What is the fastest way to find our highest-impact moments without “boiling the ocean”?

Start with existing signals—onboarding trouble tickets or complaints, exit-interview themes, pulse-survey open-text submissions, and manager-level attrition variance reports to shortlist potential process hotspots. Next, conduct a series of brief employee-journey interviews with employees who fit a few distinct personas to validate the theoretical pain points and determine where the friction occurs. Two or three scenarios can be expected to emerge in which small process or technology improvements can alleviate significant frustrations. Treat those as pilots and incremental improvements, with ongoing efforts to optimize the solutions.

Where do moments typically go off the rails—people or technology?

Both, but they often intersect: a manager's conversation that matters is undermined by systems that are unable to surface the right information at the right time. Technologies can create invisible friction, such as with duplicate data entry, ineffective (or non-existent) process handoffs, and poor search results, which can unfairly color human interactions as uncaring. At the same time, great platforms cannot rescue a rushed, vague talk about expectations from a manager. Fix the choreography, not just the actors or the stage.

We already survey engagement, why add Moments that Matter (MTM) mapping?

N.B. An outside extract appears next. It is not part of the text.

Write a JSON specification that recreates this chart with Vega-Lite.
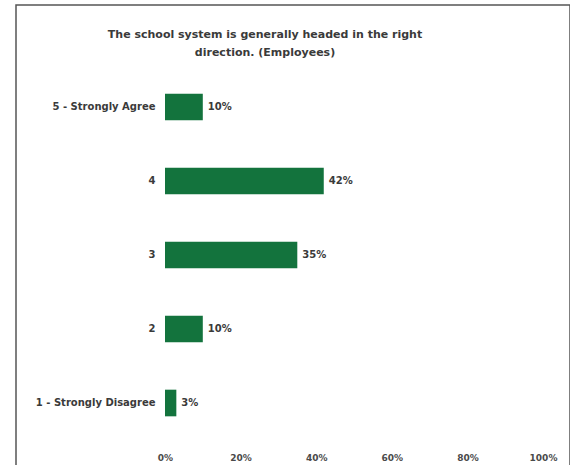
{
  "$schema": "https://vega.github.io/schema/vega-lite/v6.json",
  "autosize": "none",
  "padding": {"left": 16, "top": 5, "right": 0, "bottom": 0},
  "width": 554,
  "height": 470,
  "background": "white",
  "title": {
    "text": ["The school system is generally headed in the right", "direction. (Employees)"],
    "anchor": "middle",
    "frame": "group",
    "offset": -53,
    "dx": -28,
    "font": "DejaVu Sans",
    "fontSize": 11,
    "fontWeight": "bold",
    "color": "#3a3a3a",
    "lineHeight": 18
  },
  "data": {
    "values": [
      {"rating": "5 - Strongly Agree", "share": 0.10},
      {"rating": "4", "share": 0.42},
      {"rating": "3", "share": 0.35},
      {"rating": "2", "share": 0.10},
      {"rating": "1 - Strongly Disagree", "share": 0.03}
    ]
  },
  "encoding": {
    "y": {
      "field": "rating",
      "type": "nominal",
      "sort": null,
      "scale": {"range": [65, 435], "paddingInner": 0.64, "paddingOuter": 0.32},
      "axis": {
        "title": null,
        "domain": false,
        "ticks": false,
        "offset": -149,
        "labelPadding": 10,
        "labelFont": "DejaVu Sans",
        "labelFontSize": 10,
        "labelFontWeight": "bold",
        "labelColor": "#3a3a3a"
      }
    },
    "x": {
      "field": "share",
      "type": "quantitative",
      "scale": {"domain": [0, 1], "range": [149, 527], "nice": false},
      "axis": {
        "title": null,
        "format": ".0%",
        "values": [0, 0.2, 0.4, 0.6, 0.8, 1],
        "grid": false,
        "domain": false,
        "ticks": false,
        "offset": -22,
        "labelPadding": 0,
        "labelFont": "DejaVu Sans",
        "labelFontSize": 9,
        "labelFontWeight": "bold",
        "labelColor": "#4a4a4a",
        "labelFlush": false
      }
    }
  },
  "layer": [
    {"mark": {"type": "bar", "color": "#13733d"}},
    {
      "mark": {
        "type": "text",
        "align": "left",
        "dx": 5,
        "font": "DejaVu Sans",
        "fontSize": 10,
        "fontWeight": "bold",
        "color": "#3a3a3a"
      },
      "encoding": {"text": {"field": "share", "type": "quantitative", "format": ".0%"}}
    }
  ],
  "config": {
    "view": {"stroke": "#555555", "strokeWidth": 1.5}
  }
}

Engagement surveys report how people feel and perceive their work lives, while MTMs identify precisely where to intervene to change those feelings. A single broken touchpoint, experienced by many, such as with laptop provisioning or career discussion quality, can drag an entire quarter’s worth of employee sentiment down. Mapping converts sentiment into tangible, real-world scenarios that can be acted on and redesigned. That represents the bridge from effective employee listening to quality-enhancing decisions.